> [Exercise goal]
Go through the lines below and copy each one that holds the string "chart".

> [Source data]
((

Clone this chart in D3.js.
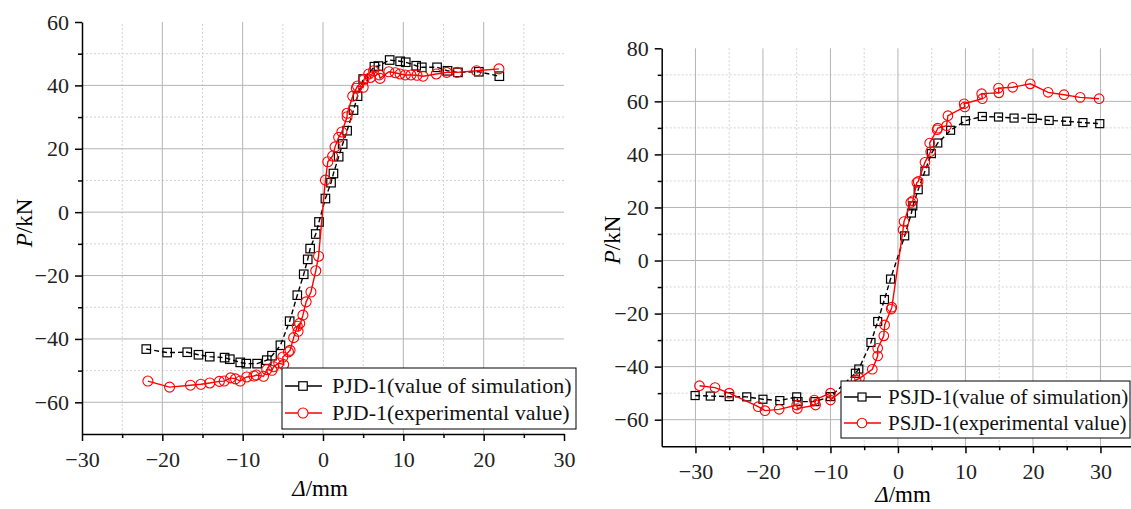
<!DOCTYPE html>
<html>
<head>
<meta charset="utf-8">
<script src="https://cdn.jsdelivr.net/npm/d3@7"></script>
<style>
	body { margin: 0; background: #fff; }
	svg { display: block; font-family: "Liberation Serif", "Times New Roman", serif; }
	.grid-major { stroke: #b4b4b4; stroke-width: 1; }
	.grid-minor { stroke: #d2d2d2; stroke-width: 1; stroke-dasharray: 2,2; }
	.axis path, .axis line { stroke: #000; stroke-width: 1.5; }
	.axis text { font-size: 22px; fill: #222; font-family: "Liberation Serif", "Times New Roman", serif; }
</style>
</head>
<body>
<svg id="chart" width="1131" height="509"></svg>
<script>
// ----- data, [delta mm, P kN] -----
const pjdSim = [
	[-22.0,-43.2],[-19.4,-44.3],[-16.9,-44.2],[-15.5,-45.0],[-14.1,-45.6],[-12.25,-45.9],[-11.6,-46.4],
	[-10.3,-47.4],[-9.55,-47.8],[-8.2,-47.8],[-7.0,-46.7],[-6.35,-45.3],[-5.3,-42.0],[-4.15,-34.4],
	[-3.2,-26.2],[-2.4,-19.6],[-1.9,-14.9],[-1.6,-11.5],[-0.9,-6.9],[-0.5,-3.1],[0.3,4.3],[1.0,9.3],
	[1.3,12.2],[1.95,17.5],[2.45,21.5],[3.0,25.7],[3.8,32.2],[4.3,36.6],[5.0,42.0],[6.4,45.9],[6.9,46.1],
	[8.3,48.0],[9.6,47.6],[10.3,47.3],[11.6,46.2],[12.3,45.7],[14.2,45.7],[15.5,44.6],[16.8,44.1],
	[19.4,44.3],[21.95,42.9]
];
const pjdExp = [
	[-21.8,-53.3],[-19.1,-55.2],[-16.5,-54.6],[-15.2,-54.3],[-14.1,-53.9],[-12.9,-53.4],[-12.3,-53.3],
	[-11.5,-52.3],[-10.9,-52.6],[-10.3,-53.3],[-9.5,-52.0],[-8.6,-51.7],[-8.3,-51.4],[-7.4,-51.8],
	[-7.0,-49.7],[-6.35,-49.9],[-6.15,-48.8],[-5.5,-47.6],[-4.9,-48.1],[-5.0,-45.7],[-4.3,-44.1],
	[-4.1,-43.6],[-3.65,-39.6],[-3.2,-36.0],[-2.9,-35.1],[-3.1,-37.6],[-2.5,-32.5],[-2.1,-28.3],
	[-1.5,-25.2],[-0.9,-18.5],[-0.55,-13.9],[0.3,10.1],[0.6,15.9],[1.2,17.7],[1.5,20.6],[1.95,23.6],
	[2.35,25.3],[3.0,30.1],[3.0,31.2],[3.7,36.6],[4.15,39.1],[4.3,39.8],[5.0,39.4],[5.1,41.9],[5.7,43.6],
	[5.9,42.5],[6.3,44.6],[7.0,43.3],[7.1,42.2],[8.2,44.3],[9.0,44.0],[9.6,43.6],[10.25,43.3],
	[10.95,43.3],[11.7,43.2],[12.45,42.9],[14.1,43.6],[15.4,44.1],[16.7,44.1],[19.1,44.6],[21.9,45.2]
];
const psjdSim = [
	[-30.05,-50.9],[-27.8,-51.1],[-25.0,-51.3],[-22.4,-51.4],[-20.0,-52.3],[-17.5,-52.8],[-15.0,-51.4],
	[-14.8,-53.2],[-12.3,-53.2],[-10.0,-51.3],[-6.3,-42.5],[-5.8,-40.9],[-4.0,-30.9],[-3.0,-23.0],
	[-2.0,-14.7],[-1.1,-7.0],[1.0,9.3],[2.0,17.9],[2.2,20.6],[3.0,26.7],[4.0,33.7],[4.95,40.3],
	[5.9,44.3],[7.8,49.1],[10.0,52.7],[12.5,54.3],[14.9,54.1],[17.2,53.7],[19.9,53.6],[22.4,52.8],
	[25.0,52.5],[27.4,52.0],[29.9,51.6]
];
const psjdExp = [
	[-29.4,-47.2],[-27.1,-47.9],[-25.0,-50.0],[-20.7,-55.1],[-19.7,-56.6],[-17.6,-56.1],[-15.0,-54.5],
	[-14.9,-55.8],[-12.2,-54.5],[-12.4,-52.6],[-10.0,-50.0],[-10.0,-52.6],[-6.2,-45.0],[-5.7,-44.4],
	[-3.8,-41.0],[-3.0,-36.0],[-3.0,-33.1],[-2.1,-28.4],[-1.97,-24.3],[-1.0,-18.3],[-0.9,-17.6],
	[0.75,11.6],[0.9,14.7],[1.9,21.9],[2.2,22.5],[2.8,29.4],[3.0,29.8],[4.0,37.0],[4.85,41.1],
	[4.7,44.3],[5.8,49.3],[5.9,49.9],[7.2,50.8],[7.4,54.6],[9.9,57.9],[9.8,59.1],[12.5,61.0],
	[12.4,62.9],[14.95,63.2],[14.9,65.0],[17.0,65.3],[19.6,66.6],[22.25,63.4],[24.6,62.5],[27.0,61.5],
	[29.8,61.0]
];

// tick values
const leftXMajor = [-30, -20, -10, 0, 10, 20, 30];
const leftXMinor = [-25, -15, -5, 5, 15, 25];
const leftYMajor = [-60, -40, -20, 0, 20, 40, 60];
const leftYMinor = [-50, -30, -10, 10, 30, 50];
const rightXMajor = [-30, -20, -10, 0, 10, 20, 30];
const rightXMinor = [-25, -15, -5, 5, 15, 25];
const rightYMajor = [-60, -40, -20, 0, 20, 40, 60, 80];
const rightYMinor = [-50, -30, -10, 10, 30, 50, 70];

const leftLegend = ['PJD-1(value of simulation)', 'PJD-1(experimental value)'];
const rightLegend = ['PSJD-1(value of simulation)', 'PSJD-1(experimental value)'];

const SERIF = '"Liberation Serif", "Times New Roman", serif';


class HysteresisPanel {

	/**
	* @param {object} svg d3 selection to draw in
	* @param {object} options panel settings
	*/
	constructor(svg, options) {
		this.svg = svg;
		this.settings = options;
		this.g = svg.append('g');
		this._createScales();
		this._addGrid();
		this._addSeries(this.settings.sim, 'sim');
		this._addSeries(this.settings.exp, 'exp');
		this._addAxes();
		this._addLabels();
		this._addLegend();
	}

	_createScales() {
		let s = this.settings;
		this.x = d3.scaleLinear().domain(s.xDomain).range(s.xRange);
		this.y = d3.scaleLinear().domain(s.yDomain).range(s.yRange);
	}

	_addGrid() {
		let s = this.settings,
			x = this.x,
			y = this.y,
			[x0, x1] = s.xRange,
			[y0, y1] = s.yRange;

		let grid = this.g.append('g');

		grid.selectAll('.vminor').data(s.xMinor).enter().append('line')
			.attr('class', 'grid-minor')
			.attr('x1', d => x(d)).attr('x2', d => x(d))
			.attr('y1', y0).attr('y2', y1);
		grid.selectAll('.hminor').data(s.yMinor).enter().append('line')
			.attr('class', 'grid-minor')
			.attr('x1', x0).attr('x2', x1)
			.attr('y1', d => y(d)).attr('y2', d => y(d));
		grid.selectAll('.vmajor').data(s.xMajor.filter(d => d > s.xDomain[0] && d < s.xDomain[1])).enter().append('line')
			.attr('class', 'grid-major')
			.attr('x1', d => x(d)).attr('x2', d => x(d))
			.attr('y1', y0).attr('y2', y1);
		grid.selectAll('.hmajor').data(s.yMajor.filter(d => d > s.yDomain[0] && d < s.yDomain[1])).enter().append('line')
			.attr('class', 'grid-major')
			.attr('x1', x0).attr('x2', x1)
			.attr('y1', d => y(d)).attr('y2', d => y(d));
	}

	_addSeries(data, kind) {
		let s = this.settings,
			x = this.x,
			y = this.y,
			isSim = kind === 'sim',
			color = isSim ? '#000' : '#f00';

		let line = d3.line().x(d => x(d[0])).y(d => y(d[1]));

		this.g.append('path')
			.datum(data)
			.attr('d', line)
			.attr('fill', 'none')
			.attr('stroke', color)
			.attr('stroke-width', 1.4)
			.attr('stroke-dasharray', isSim ? '5,3' : null);

		if (isSim) {
			let h = s.squareSize / 2;
			this.g.selectAll('.sq-' + kind).data(data).enter().append('rect')
				.attr('x', d => x(d[0]) - h)
				.attr('y', d => y(d[1]) - h)
				.attr('width', s.squareSize)
				.attr('height', s.squareSize)
				.attr('fill', 'none')
				.attr('stroke', '#000')
				.attr('stroke-width', 1.2);
		} else {
			this.g.selectAll('.ci-' + kind).data(data).enter().append('circle')
				.attr('cx', d => x(d[0]))
				.attr('cy', d => y(d[1]))
				.attr('r', s.circleRadius)
				.attr('fill', 'none')
				.attr('stroke', '#f00')
				.attr('stroke-width', 1.1);
		}
	}

	_addAxes() {
		let s = this.settings;

		// minor ticks first, no labels
		this.g.append('g')
			.attr('class', 'axis')
			.attr('transform', 'translate(0,' + s.yRange[0] + ')')
			.call(d3.axisBottom(this.x).tickValues(s.xMinor).tickSize(4).tickFormat(''))
			.select('.domain').remove();
		this.g.append('g')
			.attr('class', 'axis')
			.attr('transform', 'translate(' + s.xRange[0] + ',0)')
			.call(d3.axisLeft(this.y).tickValues(s.yMinor).tickSize(4).tickFormat(''))
			.select('.domain').remove();

		this.g.append('g')
			.attr('class', 'axis')
			.attr('transform', 'translate(0,' + s.yRange[0] + ')')
			.call(d3.axisBottom(this.x).tickValues(s.xMajor).tickSize(7).tickSizeOuter(0).tickPadding(10))
			.attr('font-family', SERIF)
			.attr('font-size', 22);
		this.g.append('g')
			.attr('class', 'axis')
			.attr('transform', 'translate(' + s.xRange[0] + ',0)')
			.call(d3.axisLeft(this.y).tickValues(s.yMajor).tickSize(7).tickSizeOuter(0).tickPadding(6))
			.attr('font-family', SERIF)
			.attr('font-size', 22);
	}

	_addLabels() {
		let s = this.settings;

		let yl = this.g.append('text')
			.attr('transform', 'translate(' + s.yLabelPos[0] + ',' + s.yLabelPos[1] + ') rotate(-90)')
			.attr('text-anchor', 'middle')
			.attr('dy', '0.35em')
			.attr('font-family', SERIF)
			.style('font-size', '23px');
		yl.append('tspan').style('font-style', 'italic').text('P');
		yl.append('tspan').text('/kN');

		let xl = this.g.append('text')
			.attr('x', s.xLabelPos[0])
			.attr('y', s.xLabelPos[1])
			.attr('text-anchor', 'middle')
			.attr('font-family', SERIF)
			.style('font-size', '23px');
		xl.append('tspan').style('font-style', 'italic').text('\u0394');
		xl.append('tspan').text('/mm');
	}

	_addLegend() {
		let s = this.settings,
			L = s.legend;

		let lg = this.g.append('g');
		lg.append('rect')
			.attr('x', L.x).attr('y', L.y)
			.attr('width', L.w).attr('height', L.h)
			.attr('fill', '#fff')
			.attr('stroke', '#000')
			.attr('stroke-width', 1);

		L.labels.forEach((label, i) => {
			let cy = L.y + L.rows[i],
				isSim = i === 0,
				color = isSim ? '#000' : '#f00',
				mx = L.x + L.markerX;

			lg.append('line')
				.attr('x1', L.x + 3).attr('x2', L.x + L.lineW)
				.attr('y1', cy).attr('y2', cy)
				.attr('stroke', color)
				.attr('stroke-width', 1.6);

			if (isSim) {
				lg.append('rect')
					.attr('x', mx - s.squareSize / 2).attr('y', cy - s.squareSize / 2)
					.attr('width', s.squareSize).attr('height', s.squareSize)
					.attr('fill', '#fff').attr('stroke', '#000').attr('stroke-width', 1.2);
			} else {
				lg.append('circle')
					.attr('cx', mx).attr('cy', cy).attr('r', s.circleRadius)
					.attr('fill', '#fff').attr('stroke', '#f00').attr('stroke-width', 1.1);
			}

			lg.append('text')
				.attr('x', L.x + L.textX)
				.attr('y', cy)
				.attr('dy', '0.33em')
				.attr('font-family', SERIF)
				.style('font-size', L.fontSize + 'px')
				.attr('fill', '#111')
				.text(label);
		});
	}
}


const svg = d3.select('#chart');

new HysteresisPanel(svg, {
	sim: pjdSim,
	exp: pjdExp,
	xDomain: [-30, 30], xRange: [82, 564],
	yDomain: [-70, 60], yRange: [434, 22],
	xMajor: leftXMajor, xMinor: leftXMinor,
	yMajor: leftYMajor, yMinor: leftYMinor,
	squareSize: 8.5, circleRadius: 5,
	yLabelPos: [24, 223],
	xLabelPos: [320, 496],
	legend: { x: 282, y: 368, w: 294, h: 61, rows: [18, 45], lineW: 40, markerX: 21, textX: 50, fontSize: 22, labels: leftLegend }
});

new HysteresisPanel(svg, {
	sim: psjdSim,
	exp: psjdExp,
	xDomain: [-35, 35], xRange: [661.7, 1134.2],
	yDomain: [-70, 80], yRange: [446.2, 48.3],
	xMajor: rightXMajor, xMinor: rightXMinor,
	yMajor: rightYMajor, yMinor: rightYMinor,
	squareSize: 8, circleRadius: 4.8,
	yLabelPos: [612, 240],
	xLabelPos: [903, 502],
	legend: { x: 841, y: 381, w: 289, h: 57, rows: [16, 42], lineW: 40, markerX: 21, textX: 47, fontSize: 21, labels: rightLegend }
});
</script>
</body>
</html>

))

> [Correct response]
Clone this chart in D3.js.
<svg id="chart" width="1131" height="509"></svg>
const svg = d3.select('#chart');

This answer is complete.